When we look beyond our personal lives, we can see, as Pastor John van de Laar writes:

“So many of the world’s problems ultimately stem from a lack of love: economic crises as a result of greed and stinginess; war and conflict as a result of hatred and exalting the needs and agendas of the self and one’s own particular group; climate change as a result of failure to love what God has made; relationship breakdown through failure to love one another and even ourselves effectively … [he concludes:] we have simply forgotten the skills of love that hold people together.” (sacredise.com)

On this Reformation Sunday, how is the Holy Spirit is calling each of us to reformation, renewal, reawakening, revival, and recommitment? How is the Holy Spirit calling us as a community of faith to reformation, renewal, reawakening, revival, and recommitment?

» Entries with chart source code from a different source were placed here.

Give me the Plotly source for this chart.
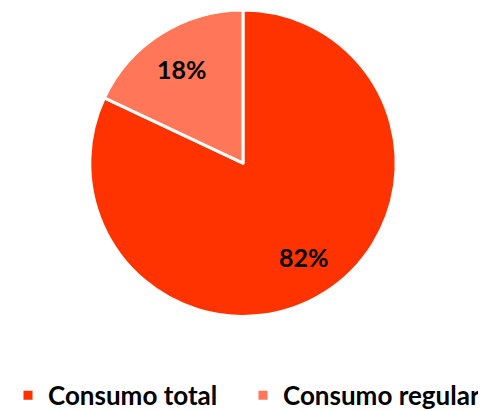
import math
import plotly.graph_objects as go

labels = ["Consumo total", "Consumo regular"]
values = [82, 18]
colors = ["#FF3300", "#FF7658"]

W, H = 488, 411
dom_x = [0.162, 0.801]
dom_y = [0.231, 0.995]

fig = go.Figure(go.Pie(
    labels=labels,
    values=values,
    sort=False,
    direction="clockwise",
    rotation=0,
    marker=dict(colors=colors, line=dict(color="white", width=3)),
    textinfo="none",
    hoverinfo="label+percent",
    domain=dict(x=dom_x, y=dom_y),
))

# percentage labels placed along each slice's bisector
cx = (dom_x[0] + dom_x[1]) / 2 * W
cy = (dom_y[0] + dom_y[1]) / 2 * H
r = min((dom_x[1] - dom_x[0]) * W, (dom_y[1] - dom_y[0]) * H) / 2
total = sum(values)
start = 0.0
for v in values:
    mid = (start + v / 2) / total * 2 * math.pi
    start += v
    px = cx + 0.73 * r * math.sin(mid)
    py = cy + 0.73 * r * math.cos(mid)
    fig.add_annotation(
        x=px / W, y=py / H, xref="paper", yref="paper",
        text=f"{round(100 * v / total)}%", showarrow=False,
        font=dict(family="Lato", size=25, color="black", weight="bold"),
        xanchor="center", yanchor="middle",
    )

fig.update_layout(
    width=W, height=H,
    margin=dict(l=0, r=0, t=0, b=0),
    paper_bgcolor="white",
    plot_bgcolor="white",
    showlegend=True,
    legend=dict(orientation="h", x=0, xanchor="left", y=0.034, yanchor="middle",
                font=dict(family="Lato", size=26, color="black", weight="bold"),
                traceorder="normal", entrywidth=190),
)

fig.write_html("out.html")
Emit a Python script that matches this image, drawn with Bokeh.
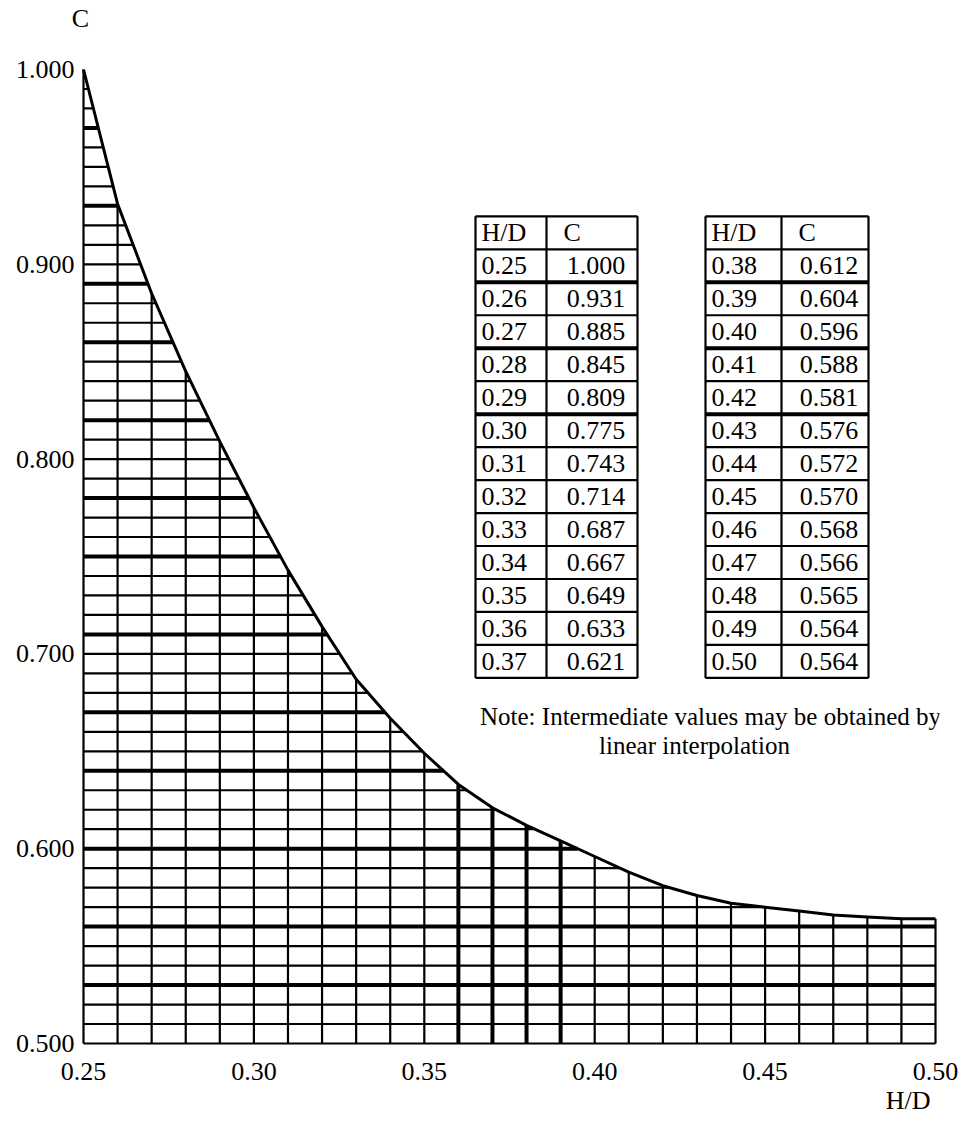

Please pray with me this prayer by Kathy Hanrahan of the Iona Community:

Lord of the seasons, there is a time for dying and a time for new birth; a time to speak and a time to keep quiet. Help us discern your will for us now.  Lord of red autumn leaves and warm berries,  help us let go gracefully and to rejoice in the color and fruitfulness of this moment. Wrap us in the shawl of eternity and teach us to await with wonder the new shoots of your love. Amen.